The Russian fleet of roughly 15 vessels is now within striking distance of Syria and the rebel-held enclave of Idlib, Pentagon officials said Thursday. Russian and Syrian forces have been conducting airstrikes for about a week at targets in that region.

On Wednesday, the U.N. Office for the Coordination of Humanitarian Affairs said some of those airstrikes have damaged or destroyed hospitals and other civilian locations.

“Similar to previous periods of increased hostilities, numerous attacks on civilian infrastructure, including hospitals and schools, in north-west Syria have been reported so far in September.,” the U.N. report said. “In comparison to the whole of August, available data indicates a threefold increase in aerial bombardment and accompanied by a significant escalation in shelling.”

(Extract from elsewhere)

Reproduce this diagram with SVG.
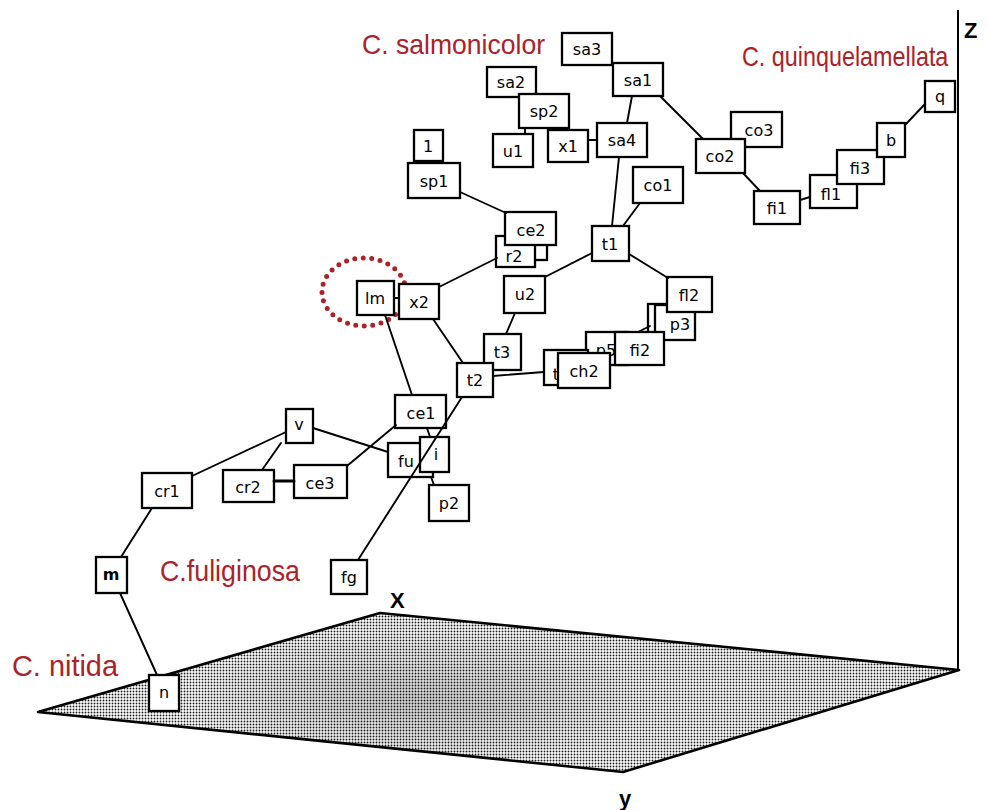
<svg xmlns="http://www.w3.org/2000/svg" width="988" height="810" viewBox="0 0 988 810">
  <style>
    .nd rect { fill: #fff; stroke: #000; stroke-width: 2.3; }
    .nd text { font-family: "DejaVu Sans", "Liberation Sans", sans-serif; font-size: 16px; fill: #000; text-anchor: middle; }
    .cn line { stroke: #000; stroke-width: 1.9; stroke-linecap: round; }
    .sp { font-family: "Liberation Sans", Arial, sans-serif; fill: #ad2129; }
    .ax { font-family: "Liberation Sans", Arial, sans-serif; font-weight: bold; font-size: 22px; fill: #000; }
  </style>
  <defs>
    <pattern id="stipple" width="3" height="3" patternUnits="userSpaceOnUse">
      <rect width="3" height="3" fill="#fff"/>
      <circle cx="1.5" cy="1.5" r="0.95" fill="#222"/>
    </pattern>
    <radialGradient id="haze" cx="0.5" cy="0.5" r="0.5">
      <stop offset="0" stop-color="#000" stop-opacity="0.16"/>
      <stop offset="1" stop-color="#000" stop-opacity="0"/>
    </radialGradient>
    <clipPath id="planeClip">
      <polygon points="38,712 380,613 959,670 623,772"/>
    </clipPath>
  </defs>
  <rect width="988" height="810" fill="#fff"/>

  <!-- ground plane and axes -->
  <g id="axes">
    <polygon points="38,712 380,613 959,670 623,772" fill="url(#stipple)"/>
    <ellipse cx="420" cy="700" rx="230" ry="70" fill="url(#haze)" clip-path="url(#planeClip)"/>
    <polygon points="38,712 380,613 959,670 623,772" fill="none" stroke="#000" stroke-width="2.6" stroke-linejoin="round"/>
    <line x1="958" y1="10" x2="958" y2="670" stroke="#000" stroke-width="2"/>
    <text class="ax" x="964" y="38" font-size="21">Z</text>
    <text class="ax" x="390" y="608" font-size="20">X</text>
    <text class="ax" x="619" y="806">y</text>
  </g>

  <!-- species labels -->
  <g id="labels">
    <text class="sp" x="362" y="54" font-size="28" textLength="183" lengthAdjust="spacingAndGlyphs">C. salmonicolor</text>
    <text class="sp" transform="translate(742,66) scale(0.865,1)" x="0" y="0" font-size="27">C. quinquelamellata</text>
    <text class="sp" x="160" y="581" font-size="29" textLength="140" lengthAdjust="spacingAndGlyphs">C.fuliginosa</text>
    <text class="sp" x="12" y="676" font-size="30" textLength="106" lengthAdjust="spacingAndGlyphs">C. nitida</text>
  </g>

  <!-- highlight around lm -->
  <ellipse cx="364" cy="292" rx="42" ry="34" fill="none" stroke="#ad2129" stroke-width="5" stroke-linecap="round" stroke-dasharray="0 8.5"/>

  <!-- nodes -->
  <g id="nodes">
    <g id="n-sa3" class="nd"><rect x="562" y="33" width="50" height="32"/><text x="587" y="55">sa3</text></g>
    <g id="n-sa1" class="nd"><rect x="613" y="63" width="50" height="33"/><text x="638" y="86">sa1</text></g>
    <g id="n-sa2" class="nd"><rect x="487" y="67" width="49" height="30"/><text x="511" y="88">sa2</text></g>
    <g id="n-sp2" class="nd"><rect x="519" y="94" width="50" height="34"/><text x="544" y="117">sp2</text></g>
    <g id="n-u1" class="nd"><rect x="493" y="134" width="40" height="33"/><text x="513" y="157">u1</text></g>
    <g id="n-x1" class="nd"><rect x="548" y="130" width="40" height="32"/><text x="568" y="152">x1</text></g>
    <g id="n-sa4" class="nd"><rect x="597" y="123" width="50" height="34"/><text x="622" y="146">sa4</text></g>
    <g id="n-co3" class="nd"><rect x="731" y="112" width="51" height="35"/><text x="759" y="136">co3</text></g>
    <g id="n-co2" class="nd"><rect x="696" y="139" width="49" height="34"/><text x="720" y="162">co2</text></g>
    <g id="n-co1" class="nd"><rect x="633" y="167" width="50" height="36"/><text x="658" y="191">co1</text></g>
    <g id="n-fi1" class="nd"><rect x="754" y="191" width="46" height="33"/><text x="777" y="214">fi1</text></g>
    <g id="n-fl1" class="nd"><rect x="810" y="175" width="47" height="33"/><text x="831" y="200">fl1</text></g>
    <g id="n-fi3" class="nd"><rect x="837" y="150" width="47" height="34"/><text x="860" y="174">fi3</text></g>
    <g id="n-b" class="nd"><rect x="877" y="123" width="28" height="34"/><text x="891" y="146">b</text></g>
    <g id="n-q" class="nd"><rect x="925" y="81" width="30" height="31"/><text x="940" y="102">q</text></g>
    <g id="n-1" class="nd"><rect x="414" y="130" width="29" height="31"/><text x="428" y="152">1</text></g>
    <g id="n-sp1" class="nd"><rect x="408" y="163" width="52" height="35"/><text x="434" y="187">sp1</text></g>
    <g id="n-ce2b" class="nd"><rect x="518" y="234" width="29" height="26"/></g>
    <g id="n-r2" class="nd"><rect x="496" y="236" width="39" height="31"/><text x="514" y="262">r2</text></g>
    <g id="n-ce2" class="nd"><rect x="505" y="212" width="51" height="33"/><text x="531" y="236">ce2</text></g>
    <g id="n-t1" class="nd"><rect x="592" y="226" width="37" height="35"/><text x="610" y="250">t1</text></g>
    <g id="n-u2" class="nd"><rect x="504" y="276" width="41" height="37"/><text x="525" y="300">u2</text></g>
    <g id="n-t3" class="nd"><rect x="484" y="334" width="37" height="36"/><text x="502" y="358">t3</text></g>
    <g id="n-lm" class="nd"><rect x="357" y="281" width="37" height="34"/><text x="375" y="304" font-size="15">lm</text></g>
    <g id="n-x2" class="nd"><rect x="399" y="284" width="40" height="35"/><text x="419" y="308">x2</text></g>
    <g id="n-t2" class="nd"><rect x="457" y="363" width="36" height="34"/><text x="475" y="386">t2</text></g>
    <g id="n-p3b" class="nd"><rect x="648" y="304" width="40" height="32"/></g>
    <g id="n-p3" class="nd"><rect x="655" y="305" width="40" height="35"/><text x="680" y="330">p3</text></g>
    <g id="n-fl2" class="nd"><rect x="667" y="277" width="45" height="35"/><text x="689" y="301">fl2</text></g>
    <g id="n-p5" class="nd"><rect x="586" y="332" width="42" height="33"/><text x="606" y="356">p5</text></g>
    <g id="n-fi2" class="nd"><rect x="615" y="332" width="49" height="33"/><text x="640" y="356">fi2</text></g>
    <g id="n-t" class="nd"><rect x="544" y="350" width="44" height="35"/><text x="556" y="380">t</text></g>
    <g id="n-ch2" class="nd"><rect x="558" y="353" width="52" height="35"/><text x="584" y="377">ch2</text></g>
    <g id="n-ce1" class="nd"><rect x="395" y="395" width="51" height="33"/><text x="421" y="419">ce1</text></g>
    <g id="n-fu" class="nd"><rect x="388" y="443" width="45" height="34"/><text x="406" y="467">fu</text></g>
    <g id="n-i" class="nd"><rect x="420" y="437" width="29" height="35"/><text x="436" y="460">i</text></g>
    <g id="n-p2" class="nd"><rect x="429" y="485" width="40" height="36"/><text x="449" y="509">p2</text></g>
    <g id="n-v" class="nd"><rect x="286" y="409" width="27" height="34"/><text x="299" y="430">v</text></g>
    <g id="n-cr1" class="nd"><rect x="142" y="473" width="50" height="35"/><text x="167" y="497">cr1</text></g>
    <g id="n-cr2" class="nd"><rect x="223" y="470" width="51" height="32" stroke-width="3"/><text x="248" y="493">cr2</text></g>
    <g id="n-ce3" class="nd"><rect x="294" y="465" width="53" height="33" stroke-width="3"/><text x="320" y="489">ce3</text></g>
    <g id="n-fg" class="nd"><rect x="331" y="560" width="36" height="34"/><text x="349" y="583">fg</text></g>
    <g id="n-m" class="nd"><rect x="96" y="557" width="31" height="36" stroke-width="2.6"/><text x="111" y="580" font-size="10" font-weight="bold">m</text></g>
    <g id="n-n" class="nd"><rect x="149" y="675" width="30" height="36"/><text x="164" y="698">n</text></g>
  </g>

  <!-- connectors -->
  <g id="connectors" class="cn">
    <line x1="632" y1="96" x2="627" y2="123"/>
    <line x1="660" y1="96" x2="703" y2="139"/>
    <line x1="588" y1="140" x2="597" y2="140"/>
    <line x1="525" y1="128" x2="525" y2="134"/>
    <line x1="619" y1="157" x2="612" y2="226"/>
    <line x1="640" y1="203" x2="623" y2="226"/>
    <line x1="592" y1="253" x2="545" y2="277"/>
    <line x1="629" y1="254" x2="668" y2="278"/>
    <line x1="515" y1="313" x2="506" y2="334"/>
    <line x1="493" y1="376" x2="544" y2="372"/>
    <line x1="638" y1="332" x2="650" y2="326"/>
    <line x1="439" y1="287" x2="497" y2="258"/>
    <line x1="460" y1="192" x2="506" y2="213"/>
    <line x1="428" y1="161" x2="428" y2="163"/>
    <line x1="394" y1="298" x2="399" y2="298"/>
    <line x1="385" y1="315" x2="412" y2="395"/>
    <line x1="433" y1="319" x2="463" y2="363"/>
    <line x1="462" y1="397" x2="358" y2="560"/>
    <line x1="427" y1="428" x2="430" y2="437"/>
    <line x1="396" y1="425" x2="347" y2="466"/>
    <line x1="313" y1="428" x2="388" y2="452"/>
    <line x1="286" y1="432" x2="192" y2="476"/>
    <line x1="281" y1="443" x2="262" y2="470"/>
    <line x1="274" y1="481" x2="294" y2="481" style="stroke-width:3"/>
    <line x1="152" y1="508" x2="121" y2="557"/>
    <line x1="120" y1="593" x2="157" y2="675"/>
    <line x1="431" y1="477" x2="434" y2="485"/>
    <line x1="743" y1="173" x2="760" y2="191"/>
    <line x1="800" y1="200" x2="810" y2="197"/>
    <line x1="906" y1="124" x2="925" y2="104"/>
  </g>
</svg>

The region is home to about 3 million people, of which an estimated 2.1 million need humanitarian assistance, the U.N. agency said. “This increase in hostilities has caused civilian deaths and injuries, as well as damage to vital civilian infrastructure, such as hospitals, schools and other service-related centers in north-west Syria,” the report said.

A hearing on U.S. strategy in Syria by Pentagon officials before the House Armed Services Committee was cancelled Friday, so lawmakers could return to their districts in advance of Hurricane Florence.

U.S. and other nations have warned Syria not to use chemical weapons in the expected assault against Idlib, as it did in at least two earlier military assaults.

“The first time around he lost 17 percent of his pointy nosed Air Force airplanes,” Defense Secretary James Mattis told Pentagon reporters this week, referring to Syrian President Bashar al-Assad. That was the U.S. strike on a Syrian airfield in April 2017 following a chemical weapons attack by the Assad government on residents in the northern Idlib province — the same area under attack now.

“He’s been warned,” Mattis said Tuesday. “And so we’ll see if he’s wised up.”

The Russian ships are the newest element in suspected pre-assault staging, Pentagon officials said Thursday.

The Russian navy force “has been steadily building a large contingent of naval assets close to Syria with more than a dozen ships, many of those Kalibr-missile-equipped,” Pentagon spokesperson Eric Pahon told CNN’s Ryan Browne. Kalibr long-range cruise missiles continually change altitude and direction after launching and speed up as they hone in on their targets. Consequently, the missiles are exceedingly difficult for anti-craft and anti-missile systems to detect and intercept.